McKenna advised against “spying” on children’s technology and social media, as that teaches kids to become “digital ninjas.”
He added: “Start the conversation with your kids before you jump to protection.”
Taking Steps to Control Access
McKenna also addressed the impact of discovering mature content through social media and the internet on young people.
“Explicit content used to be a destination but we now live in a world where pornography seeks us,” he said. “I don’t want parents to smash their kids’ phones; I want us to seek ways to build trust and conversation.”
McPherson offered Bark, an artificial intelligence app that runs in the background of digital platforms and monitors school issued accounts and family accounts, as an option to help protect students from explicit content and monitor their digital content consumption.
“We would love for all families to not have mysteries in their child’s lives,” she said. “For schools and parents subscribing to a supervisory app like Bark, it takes the heavy lifting out of supervising texts, email, internet searches and apps like Instagram, Discord, YouTube, with limited access to Snapchat.”
McKenna referred to Bark’s parental controls as “a gentle, caring hug and not a cruel hammer of authority.”
According to the U.S. Surgeon General, before the coronavirus pandemic mental health challenges were the leading cause of poor life outcomes for young people, with up to 1 in 5 children ages 3 to 17 nationwide having a mental, emotional, developmental, or behavioral disorder.
Over the last two years, McPherson and her team have witnessed an escalation in online predation and an uptick in depression, anxiety and self harm among young people.

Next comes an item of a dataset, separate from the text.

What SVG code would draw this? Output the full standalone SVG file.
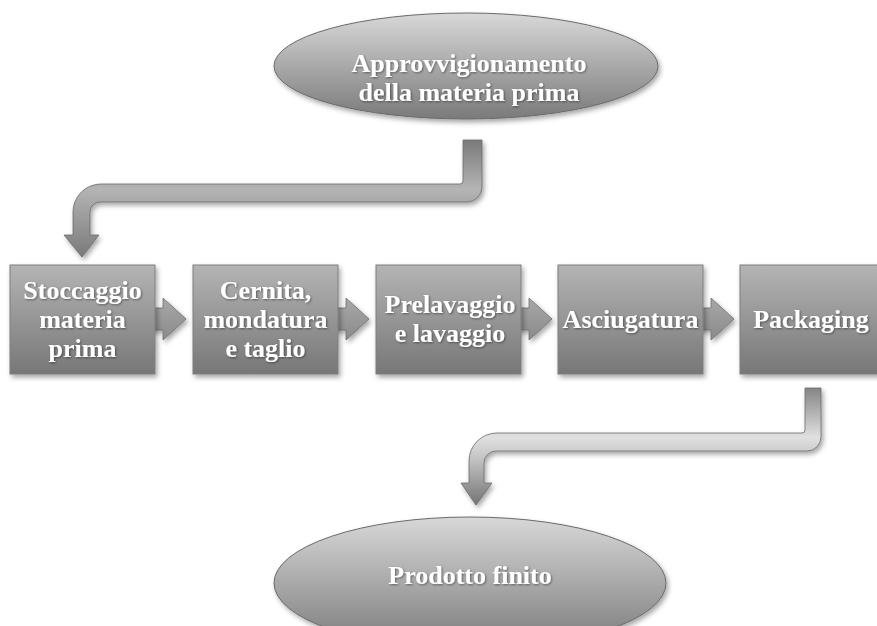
<svg xmlns="http://www.w3.org/2000/svg" width="877" height="626" viewBox="0 0 877 626">
<style>
.lbl{font-family:"Liberation Serif","Times New Roman",serif;font-weight:bold;font-size:26px;fill:#ffffff;text-anchor:middle}
.box{fill:url(#gBox);stroke:#7e7e7e;stroke-width:1}
.ell{stroke:#6a6a6a;stroke-width:1}
.small{fill:url(#gSmall);stroke:#6e6e6e;stroke-width:0.8}
</style>
<defs>
<linearGradient id="gBox" x1="0" y1="0" x2="0" y2="1">
<stop offset="0" stop-color="#b4b4b4"/>
<stop offset="1" stop-color="#777777"/>
</linearGradient>
<linearGradient id="gEll" x1="0" y1="0" x2="0" y2="1">
<stop offset="0" stop-color="#d8d8d8"/>
<stop offset="1" stop-color="#7a7a7a"/>
</linearGradient>
<linearGradient id="gSmall" x1="0" y1="0" x2="0" y2="1">
<stop offset="0" stop-color="#a8a8a8"/>
<stop offset="1" stop-color="#8a8a8a"/>
</linearGradient>
<linearGradient id="gA1" gradientUnits="userSpaceOnUse" x1="0" y1="140" x2="0" y2="257">
<stop offset="0" stop-color="#7a7a7a"/>
<stop offset="0.42" stop-color="#b4b4b4"/>
<stop offset="0.58" stop-color="#a4a4a4"/>
<stop offset="1" stop-color="#7a7a7a"/>
</linearGradient>
<linearGradient id="gA2" gradientUnits="userSpaceOnUse" x1="0" y1="388" x2="0" y2="505">
<stop offset="0" stop-color="#858585"/>
<stop offset="0.42" stop-color="#e0e0e0"/>
<stop offset="0.6" stop-color="#c4c4c4"/>
<stop offset="1" stop-color="#747474"/>
</linearGradient>
<filter id="sh" x="-10%" y="-10%" width="125%" height="130%">
<feDropShadow dx="2" dy="3" stdDeviation="2.5" flood-color="#000" flood-opacity="0.35"/>
</filter>
<filter id="tsh" x="-5%" y="-20%" width="110%" height="150%">
<feDropShadow dx="1" dy="1" stdDeviation="0.8" flood-color="#000" flood-opacity="0.45"/>
</filter>
</defs>

<g id="connectors">
<path id="bent1" filter="url(#sh)" fill="url(#gA1)" stroke="#6a6a6a" stroke-width="0.8" d="M463,140 H482 V187 A15,15 0 0 1 467,202 H100 A10,10 0 0 0 90,212 V235 H99 L82,257 L64,235 H73 V212 A28,28 0 0 1 101,184 H460 A3,3 0 0 0 463,181 Z"/>
<path id="bent2" filter="url(#sh)" fill="url(#gA2)" stroke="#6a6a6a" stroke-width="0.8" d="M805,388 H821 V437 A14,14 0 0 1 807,451 H496 A12,12 0 0 0 484,463 V483 H492 L476,505 L461,483 H469 V461 A28,28 0 0 1 497,433 H802 A3,3 0 0 0 805,430 Z"/>
<path class="small" filter="url(#sh)" d="M150,308 H163 V298 L186,319 L163,340 V330 H150 Z"/>
<path class="small" filter="url(#sh)" d="M333,308 H346 V298 L369,319 L346,340 V330 H333 Z"/>
<path class="small" filter="url(#sh)" d="M516,308 H529 V298 L552,319 L529,340 V330 H516 Z"/>
<path class="small" filter="url(#sh)" d="M698,308 H711 V298 L734,319 L711,340 V330 H698 Z"/>
</g>

<g id="n-approvvigionamento">
<ellipse class="ell" cx="466" cy="66" rx="192" ry="53" fill="url(#gEll)" filter="url(#sh)"/>
<text class="lbl" filter="url(#tsh)" x="469" y="72">Approvvigionamento</text>
<text class="lbl" filter="url(#tsh)" x="469" y="101">della materia prima</text>
</g>

<g id="n-stoccaggio">
<rect class="box" x="10" y="265" width="145" height="109" filter="url(#sh)"/>
<text class="lbl" filter="url(#tsh)" x="82.5" y="299">Stoccaggio</text>
<text class="lbl" filter="url(#tsh)" x="82.5" y="328">materia</text>
<text class="lbl" filter="url(#tsh)" x="82.5" y="357">prima</text>
</g>

<g id="n-cernita">
<rect class="box" x="193" y="265" width="145" height="109" filter="url(#sh)"/>
<text class="lbl" filter="url(#tsh)" x="265.5" y="299">Cernita,</text>
<text class="lbl" filter="url(#tsh)" x="265.5" y="328">mondatura</text>
<text class="lbl" filter="url(#tsh)" x="265.5" y="357">e taglio</text>
</g>

<g id="n-prelavaggio">
<rect class="box" x="376" y="265" width="145" height="109" filter="url(#sh)"/>
<text class="lbl" filter="url(#tsh)" x="450" y="313">Prelavaggio</text>
<text class="lbl" filter="url(#tsh)" x="450" y="342">e lavaggio</text>
</g>

<g id="n-asciugatura">
<rect class="box" x="558" y="265" width="145" height="109" filter="url(#sh)"/>
<text class="lbl" filter="url(#tsh)" x="630.5" y="328">Asciugatura</text>
</g>

<g id="n-packaging">
<rect class="box" x="740" y="265" width="145" height="109" filter="url(#sh)"/>
<text class="lbl" filter="url(#tsh)" x="811" y="328">Packaging</text>
</g>

<g id="n-prodotto">
<ellipse class="ell" cx="470" cy="583" rx="196" ry="66" fill="url(#gEll)" filter="url(#sh)"/>
<text class="lbl" filter="url(#tsh)" x="470" y="584">Prodotto finito</text>
</g>
</svg>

New data in 2021 reported more than a 1 in 3 high school students experiencing poor mental health since the beginning of the coronavirus pandemic.
Learning to Navigate Tech’s Pros and Cons
As a high school student, Wrogg views technology as an asset and sees her peers using screens and social media to “distract from the stresses of being a teenager and stresses of the world.”
“We need a distraction to keep us sane; it provides comfort and familiarity in a world of chaos,” she said, though she sees the downsides too. “The online world is growing in practicality and popularity, but technology is only as effective as you make it and it can have adverse effects on teens.”
Community professionals from Yoga Zen and Pine Rest offered their solutions.
Steenwyk, of Pine Rest, explained how Dialectic Behavioral Therapy teaches distress tolerance skills through the acronym T.I.P.P – temperature, intense exercise, paced breathing and progressive muscle relaxation.
“As a parent, you’re going to make mistakes, but the more we can normalize that big emotions are not bad or dangerous or scary or things we need to run away from, the more comfortable (our kids) become and tolerate whatever comes their way,” he said.
As a yoga instructor, Schmidt explained the benefits of movement and mindfulness and how they can “counteract the negativeness of the internet and social media impacting our youth and all of us.”
“The practice of yoga brings awareness to our body and our thoughts and mindful breathing decreases stress hormones and increases feel-good hormones,” she said. “Taking the time to be mindful slows things down and helps us build emotional resilience and agency.”
In closing, each panelist offered advice for parents to take away and implement in their own lives.
“Go home and talk openly and honestly about your concerns with your kids,” McKenna said. “Lay out your digital fears and work together to find the best solution.”
Martin added: “Our school devices have firewalls and by and large are safe for students. While we’re not perfect, we’re always finding new ways to work with and partner with parents to keep our kids safe in online environments.”